I think it just makes for a much better community, that we don't have these arbitrary walls. I'm reminded of something Todd Howard said in an interview some years ago now, I'm paraphrasing him - I would like to see games get to the point that we view them like movies on DVD, which is to say if you want to go rent or buy Deadpool, you're not buying it specifically for Sony players or Panasonic, you have a DVD and whatever plays DVDs plays DVDs. As a game creator, you just want to make a game and have it work the same everywhere, as opposed to these guys have these rules about how friends lists works, or whatever, while over here it's completely different. So the more that we get to this [principle] that it's just a game on whatever platform, we're not siloing people, I think will be positive. So that, games as a service, and like you guys, I'm interested to see where they go with the hardware choices, the technologies and giving our devs more tools and horsepower to work with.

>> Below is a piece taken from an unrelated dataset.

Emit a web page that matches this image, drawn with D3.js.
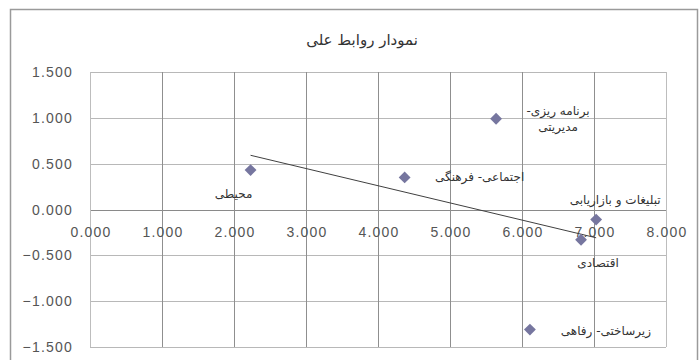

The manufacturers obviously do well out of brand loyalty and the idea of joining a team - I think you could trace a significant proportion of sales in this and previous generations to the notion of a "console war".

Pete Hines: Yeah, but again it's a problem other industries seem to have figured out. And I think at some point all of us are going to have to recognise it and embrace it in the same way that televisions do, or DVD and Blu-ray players do. You don't go to plug your TV into cable and think "oh shit, this LGTV isn't compatible with my Comcast box". It all just works. You build brand loyalty in other ways.